The brewery produces both bottled and keg beers, and its beer is on tap in a few bars in Palma. It makes five different beers: the original three, Blat, a Belgian-style wheat beer and the brewery’s best-seller (“It wouldn’t be a beer I would have done as a homebrewer, but this is a business, you’ve got to brew the beer people will buy, not the one you like,” Miquel says); Broll, a Pale Ale (“sales are growing, and if in one or two years we sell more of the pale ale it will be mission accomplished!”), and Bram, an amber ale, “difficult to sell in Mallorca, people see dark beers, they’re a bit taken aback,” plus, now, a porter, made just twice a year with English malt from Crisp of East Anglia, a fine, deep ruby-brown drink with chocolate and coffee in the depths, and Llop, Catalan for “wolf,” an IPA that Miquel confesses began as an accident after they over-hopped a batch of the amber ale. Miquel and his team decided to dry-hop the beer as well before releasing it, and it found enough of an audience for them to have brewed more batches since.
“For me it’s the best one we’ve got,” he says. Most of the malt, except for the porter, comes from Weyermann in Germany via the Spanish mainland: “there’s plenty of barley in Spain, but the maltsters are owned by the big companies, so you can’t buy it even if you wanted to,” Miquel says. All the bottles carry a full list of the malt and hop varieties found in the beer.
The first stage, Miquel says, was to make sure they were happy with the standard of the beers they were making. The next stage, which they are working on now, is “to be easy to find. People come here, they try the beers, they like it, and they ask, ‘where can be get hold of our beer,’ and that’s the difficult question. The most difficult part is distribution.”

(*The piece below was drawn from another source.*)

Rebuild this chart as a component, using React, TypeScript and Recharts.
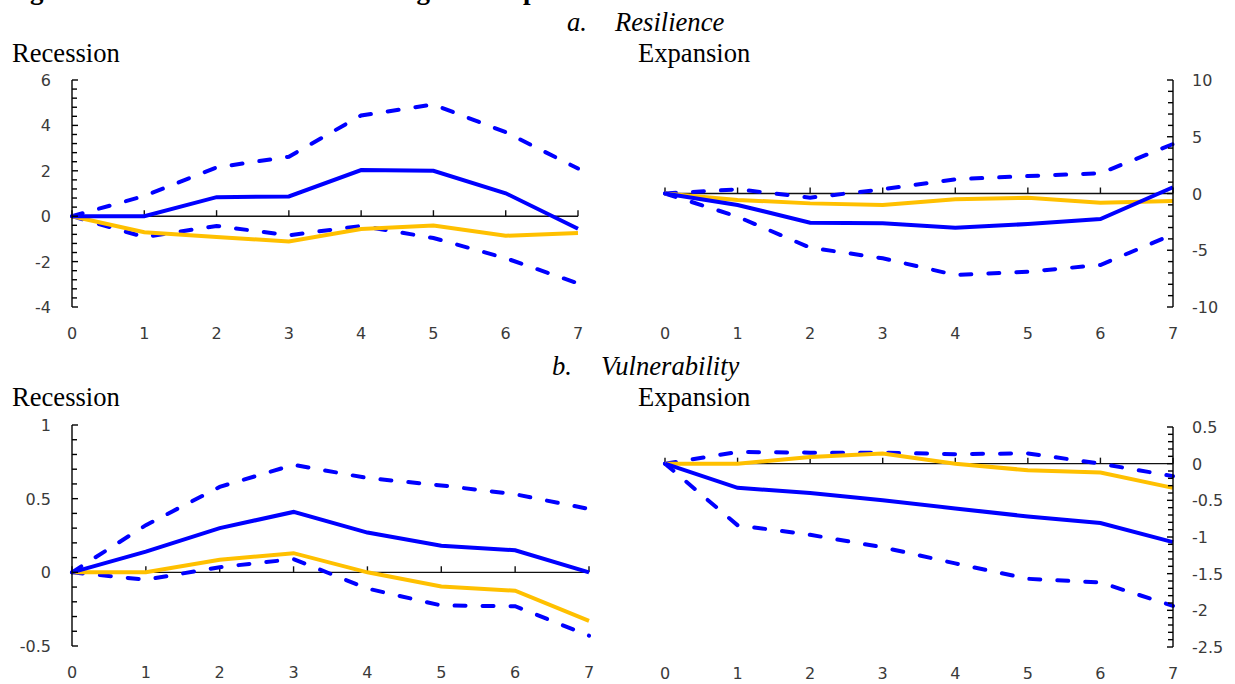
import React from 'react';
import { LineChart, Line, XAxis, YAxis, ReferenceLine } from 'recharts';

const horizons = [0, 1, 2, 3, 4, 5, 6, 7];

// a. Resilience — Recession
const resRecPoint = [0, 0, 0.84, 0.87, 2.03, 2.0, 1.01, -0.55];
const resRecUpper = [0, 0.89, 2.15, 2.62, 4.44, 4.92, 3.7, 2.1];
const resRecLower = [0, -0.92, -0.43, -0.84, -0.43, -0.96, -1.85, -2.96];
const resRecLinear = [0, -0.71, -0.92, -1.11, -0.56, -0.41, -0.86, -0.74];

// a. Resilience — Expansion
const resExpPoint = [0, -1.01, -2.57, -2.63, -3.01, -2.69, -2.25, 0.55];
const resExpUpper = [0, 0.37, -0.37, 0.37, 1.25, 1.54, 1.78, 4.36];
const resExpLower = [0, -2.04, -4.77, -5.71, -7.18, -6.89, -6.3, -3.6];
const resExpLinear = [0, -0.57, -0.87, -1.01, -0.51, -0.37, -0.81, -0.66];

// b. Vulnerability — Recession
const vulRecPoint = [0, 0.14, 0.3, 0.41, 0.27, 0.18, 0.15, 0];
const vulRecUpper = [0, 0.32, 0.58, 0.73, 0.64, 0.59, 0.53, 0.43];
const vulRecLower = [0, -0.05, 0.035, 0.09, -0.11, -0.225, -0.23, -0.43];
const vulRecLinear = [0, 0, 0.085, 0.13, 0, -0.096, -0.125, -0.33];

// b. Vulnerability — Expansion
const vulExpPoint = [0, -0.33, -0.4, -0.5, -0.61, -0.72, -0.81, -1.07];
const vulExpUpper = [0, 0.16, 0.15, 0.15, 0.13, 0.14, 0, -0.17];
const vulExpLower = [0, -0.84, -0.97, -1.14, -1.36, -1.57, -1.62, -1.94];
const vulExpLinear = [0, 0, 0.09, 0.14, 0, -0.09, -0.12, -0.33];

// y-axis tick labels
const resRecTicks = [-4, -2, 0, 2, 4, 6];
const resExpTicks = [-10, -5, 0, 5, 10];
const vulRecTicks = [-0.5, 0, 0.5, 1];
const vulExpTicks = [-2.5, -2, -1.5, -1, -0.5, 0, 0.5];

const W = 1235;
const H = 684;
const Y_W = 40;
const X_H = 40;
const BLUE = '#0000FF';
const GOLD = '#FFC000';
const TICK_FONT = 'DejaVu Sans';

function minorTicks(min: number, max: number, step: number) {
  const out: number[] = [];
  const n = Math.round((max - min) / step);
  for (let i = 0; i <= n; i++) out.push(Math.round((min + i * step) * 1000) / 1000);
  return out;
}

type Rect = { left: number; top: number; right: number; bottom: number };

type PanelProps = {
  point: number[];
  upper: number[];
  lower: number[];
  linear: number[];
  domain: [number, number];
  majors: number[];
  step: number;
  rect: Rect;
  side: 'left' | 'right';
};

function Panel(p: PanelProps) {
  const data = horizons.map((h, i) => ({
    h,
    point: p.point[i],
    upper: p.upper[i],
    lower: p.lower[i],
    linear: p.linear[i],
  }));
  const plotH = p.rect.bottom - p.rect.top;
  const tickH = ((p.domain[1] - p.domain[0]) * 6) / plotH;
  const margin =
    p.side === 'left'
      ? { top: p.rect.top, bottom: H - p.rect.bottom - X_H, left: p.rect.left - Y_W, right: W - p.rect.right }
      : { top: p.rect.top, bottom: H - p.rect.bottom - X_H, left: p.rect.left, right: W - p.rect.right - Y_W };
  const ticks = minorTicks(p.domain[0], p.domain[1], p.step);
  const isMajor = (v: number) => p.majors.some((m) => Math.abs(m - v) < 1e-6);

  const renderYTick = (props: any) => {
    const { x, y, payload } = props;
    const v = payload.value as number;
    const major = isMajor(v);
    const dir = p.side === 'left' ? 1 : -1;
    const len = major ? 6 : 5;
    return (
      <g key={`yt-${v}`}>
        <line x1={x} x2={x + dir * len} y1={y} y2={y} stroke="#000" strokeWidth={1.4} />
        {major && (
          <text
            x={p.side === 'left' ? x - 21 : x + 19}
            y={y + 6}
            textAnchor={p.side === 'left' ? 'end' : 'start'}
            fontFamily={TICK_FONT}
            fontSize={16}
            fill="#3a3a3a"
          >
            {String(v)}
          </text>
        )}
      </g>
    );
  };

  const renderXTick = (props: any) => {
    const { x, y, payload } = props;
    return (
      <text
        key={`xt-${payload.value}`}
        x={x}
        y={y + 32}
        textAnchor="middle"
        fontFamily={TICK_FONT}
        fontSize={16}
        fill="#3a3a3a"
      >
        {String(payload.value)}
      </text>
    );
  };

  const dashed = { stroke: BLUE, strokeWidth: 4, strokeDasharray: '11 17', strokeLinecap: 'round' as const };

  return (
    <div style={{ position: 'absolute', left: 0, top: 0 }}>
      <LineChart width={W} height={H} data={data} margin={margin}>
        <XAxis
          dataKey="h"
          type="number"
          domain={[0, 7]}
          ticks={horizons}
          interval={0}
          axisLine={false}
          tickLine={false}
          tickSize={0}
          tickMargin={0}
          height={X_H}
          tick={renderXTick}
        />
        <YAxis
          orientation={p.side}
          type="number"
          domain={p.domain}
          ticks={ticks}
          interval={0}
          width={Y_W}
          axisLine={{ stroke: '#000', strokeWidth: 1.4 }}
          tickLine={false}
          tickSize={0}
          tickMargin={0}
          tick={renderYTick}
          allowDataOverflow
        />
        <ReferenceLine y={0} stroke="#111" strokeWidth={1.4} />
        {horizons.map((h) => (
          <ReferenceLine
            key={`zt-${h}`}
            segment={[
              { x: h, y: 0 },
              { x: h, y: tickH },
            ]}
            stroke="#111"
            strokeWidth={1.4}
          />
        ))}
        <Line dataKey="upper" {...dashed} dot={false} activeDot={false} isAnimationActive={false} />
        <Line dataKey="lower" {...dashed} dot={false} activeDot={false} isAnimationActive={false} />
        <Line dataKey="linear" stroke={GOLD} strokeWidth={4} dot={false} activeDot={false} isAnimationActive={false} />
        <Line dataKey="point" stroke={BLUE} strokeWidth={4} dot={false} activeDot={false} isAnimationActive={false} />
      </LineChart>
    </div>
  );
}

const SERIF = '"Liberation Serif", "Times New Roman", serif';
const FS = 26.6;

export default function App() {
  return (
    <div style={{ position: 'absolute', left: 0, top: 0, width: W, height: H, background: '#fff', overflow: 'hidden' }}>
      <Panel
        point={resRecPoint}
        upper={resRecUpper}
        lower={resRecLower}
        linear={resRecLinear}
        domain={[-4, 6]}
        majors={resRecTicks}
        step={0.4}
        rect={{ left: 72, top: 80, right: 578, bottom: 307 }}
        side="left"
      />
      <Panel
        point={resExpPoint}
        upper={resExpUpper}
        lower={resExpLower}
        linear={resExpLinear}
        domain={[-10, 10]}
        majors={resExpTicks}
        step={1}
        rect={{ left: 665, top: 80, right: 1173, bottom: 307 }}
        side="right"
      />
      <Panel
        point={vulRecPoint}
        upper={vulRecUpper}
        lower={vulRecLower}
        linear={vulRecLinear}
        domain={[-0.5, 1]}
        majors={vulRecTicks}
        step={0.1}
        rect={{ left: 72, top: 425, right: 589, bottom: 646 }}
        side="left"
      />
      <Panel
        point={vulExpPoint}
        upper={vulExpUpper}
        lower={vulExpLower}
        linear={vulExpLinear}
        domain={[-2.5, 0.5]}
        majors={vulExpTicks}
        step={0.1}
        rect={{ left: 665, top: 427, right: 1173, bottom: 647 }}
        side="right"
      />
      <svg width={W} height={H} style={{ position: 'absolute', left: 0, top: 0, pointerEvents: 'none' }}>
        <text x={6} y={-1} fontFamily={SERIF} fontWeight="bold" fontSize={27} fill="#000">
          Figure 8. Resilience and Total Change in Output
        </text>
        <text x={567} y={31} fontFamily={SERIF} fontStyle="italic" fontSize={FS} fill="#000">a.</text>
        <text x={615} y={31} fontFamily={SERIF} fontStyle="italic" fontSize={FS} fill="#000">Resilience</text>
        <text x={12} y={62} fontFamily={SERIF} fontSize={FS} fill="#000">Recession</text>
        <text x={638} y={62} fontFamily={SERIF} fontSize={FS} fill="#000">Expansion</text>
        <text x={552} y={375} fontFamily={SERIF} fontStyle="italic" fontSize={FS} fill="#000">b.</text>
        <text x={601} y={375} fontFamily={SERIF} fontStyle="italic" fontSize={FS} fill="#000">Vulnerability</text>
        <text x={12} y={406} fontFamily={SERIF} fontSize={FS} fill="#000">Recession</text>
        <text x={638} y={406} fontFamily={SERIF} fontSize={FS} fill="#000">Expansion</text>
      </svg>
    </div>
  );
}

The Mallorcan palate skews towards lighter styles, although amber ales and porters are catching on.
As news about Beer Lovers spreads, Miquel is also finding holidaying brewers from Denmark, Germany and other countries – and beer writers like me – arrive on the brewery doorstep. The brewery is open to the public on Fridays and Saturdays, when Miquel and his team showcase the suitability of their beers to be matched with food. They certainly match extremely well: right after my visit to the brewery I had a lunch of gambas (prawns) in a garlicky, buttery sauce with a bottle of Broll in a restaurant 100 or so yards away that was a marvellous combination.
Mallorca is still short of good craft beer bars, but one not to be missed if you’re in Palma is the island’s oldest, Lórien, a small, dark, hidden-away place, now 25 years old, and run by the friendly and knowledgeable Pep Joan: the beers on draft when I was there included examples from Italy, mainland Spain (from Pamplona, an excellent sour wheat beer, though definitely not the “hefeweizen” it claimed to be) and Ireland. It also sells excellent llonguets, the Mallorcan version of a sandwich. Two others in Palma are Guirigall, in Carrer d’En Brossa, close to Lórien, quieter and a locals’ favourite, and Atomic Garden in Carrer de Borguny, whose recent beers include brews from Mikkeller, To Øl, Rogue Ales and Edge Brewing from Barcelona. Outside Palma, La Birreria in Carrer del Temple, Pollença, flies the flag for craft beer in the far north of the island.